Of course, if we identify, say tag1, again, we’d get another AAA appended onto that sequence. Also note that even if we allowed error tolerance for a tag, the original sequence (aka the sequence with no errors) specified in the config file, will be the sequence displayed in the CB:Z: tag.

–com-names

–com-names is an option where the numerical final barcode ID is encoded in the SAM tag: BI:i:. When this option is specified, --assign must be used (to generate the final barcode). As an example, if a read has the final barcode sequence AAAAAAAAAAAAACTG, the SAM tag in the read header would look like:

@readname BI:i:30

Since 30 is the numerical version of the final barcode sequence AAAAAAAAAAAAACTG. You know this because the mapping file specified in --mapping has that final barcode sequence on line #30 (zero-indexed; aka the first line would actually be line #0).

See also

How do I specify the output of the final barcodes?

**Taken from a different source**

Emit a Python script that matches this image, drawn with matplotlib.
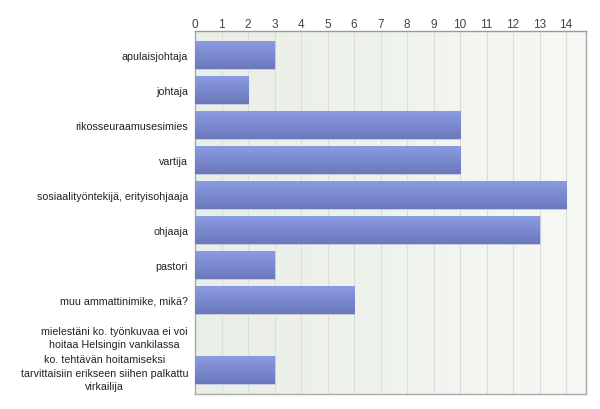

FAQ about the various options to display the final barcodes.

–x-names

–x-names is an option where the extracted sequences (specified via -x) are placed in the SAM tag: RX:i:. Multiple extracted sequences of the same name will be simply stiched together, and if multiple extraction names are given, they are separated by a -. For example, the following might be outputted:

@readname RX:Z:GATGATGG-ATCC

See also

Output options

More information about the output options for extracted sequences.

–loc-names

–loc-names is an option where the tags that are found in a read are placed in the SAM tag: LX:Z: along with their locations. The format of a tag+location entry is tag_name:file_number,start_pos-end_pos for each tag found in the order they are found. Each tag+location entry is separated by a comma. Here’s an example:

@readname LX:Z:tag_A:0,3-6,tag_B:0,6-10

–sub-assign

–sub-assign assigns reads to a secondary sequence ID based on a subset of tags present (must be used with --assign). Essentially, like --com-names, a number is given to represent a unique permutation of identified tags. However, here, the unique number is generated based on only a subset of tags. For example, if your config file has four tags, setting --sub-assign=0,2 means only tag #0 and tag #2 will be considered in generating this unique number. Unlike final barcode sequences, this sub-assign command doesn’t have a sequence or a mapping file outputted with it – only a number. The number is stored in the SAM tag SI:i and may appear as follows:

@readname SI:i:2

Generally, you should always use --assign first and only use --sub-assign if, for some reason, you need to have another unique identifier generated for a different set of tags.

–bc-names

–bc-names is similar to --com-names except the actual final barcode sequence (rather than the numerical ID) is used, and that sequence is placed after the BC:Z: SAM tag.

–sam-tags

The default SAM tags are CB:Z:,RX:Z:,BI:i:,SI:i:,BC:Z: for all the use cases discussed previously. What if you want to those default SAM tags? You can use –sam-tags to define a new set of SAM tags, for example:

--sam-tags="AB:Z:,YZ:Z:,LK:i:,DS:i:,MN:Z:"

This will replace the default SAM tags (for example, the --com-names SAM tag will now be LK:i: instead of BI:i:). You don’t even need to use proper SAM tags, you can use whatever characters you’d like to precede those SAM values.

–keep-com

Let’s say you already have SAM tags in your FASTQ header comments, and you want to keep them rather than overwrite them (splitcode, by default, will automatically get rid of anything in the FASTQ header comments when you run it). You can preserve those SAM tags that already exist via the --keep-com option.

Tip

--keep-com is especially useful when you want to stream output from another program into splitcode. The other program might perform operations that generate SAM tags and you might want splitcode to keep those tags as splitcode does its own operations.